216 words Filed in: eleventy, tools, design

Woodcut-style print of a tangled mass of white lines billowing across a dark sky above a flat amber-lit horizon and silhouetted landscape Image made with FLUX.2-dev.
The sky rises full of spaghetti.

Every post needs a hero image. Sometimes you don't need the perfect one — you just need something that doesn't clash.

For a while I was using Loras for post art. Fine results, but the workflow sat completely outside of my writing flow and I'd never be able to fully adapt that to my style and iterate ... and, well, learn more about using image generators.

When FLUX.2-dev came out I wanted to try it — and connect it to the blog workflow directly rather than bolt on another external script. So I built a small browser tool that lives in the site itself. Paste your Together AI key, type a subject, hit Generate — three images run in parallel in about 20-30 seconds. Click one, crop, save straight to src/site/images/blog/. The tool spits out a frontmatter snippet ready to paste. All without leaving the browser.

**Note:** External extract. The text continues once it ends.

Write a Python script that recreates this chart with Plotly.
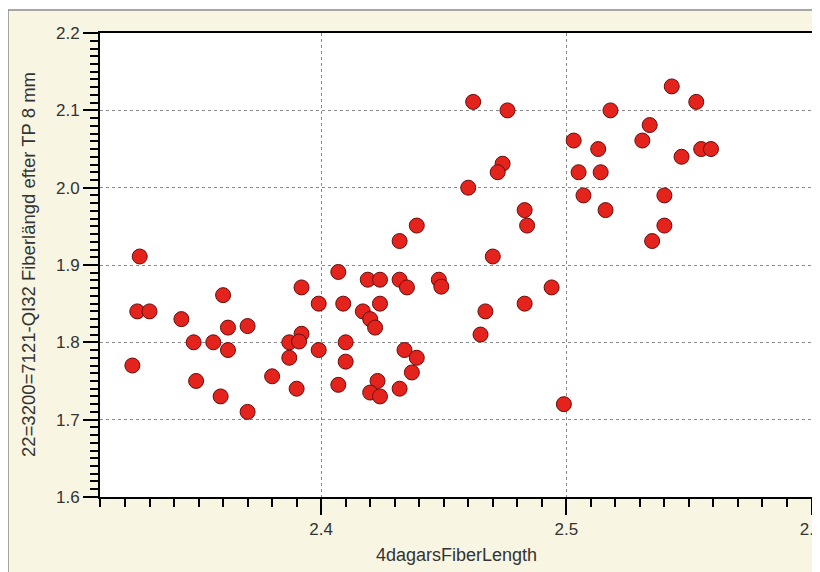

Blockprint-style woodcut of two winding pale paths through dark dense grass with warm amber accents
For a post about search without external services: "paths worn into grass by footsteps, no paved road, just natural routes."
Woodcut-style print of glowing amber and white orbs scattered across a dark background with rough white hatching marks
For a post about vector embeddings: "glowing points scattered in a dark field, some clustered, some drifting apart."

A consistent style prefix keeps images looking like a set across posts rather than a random pile. The rest is just picking a prompt that fits the feel of the post.

Three images run about $0.03 via Together AI. The tool is a single self-contained page if you want to adapt it.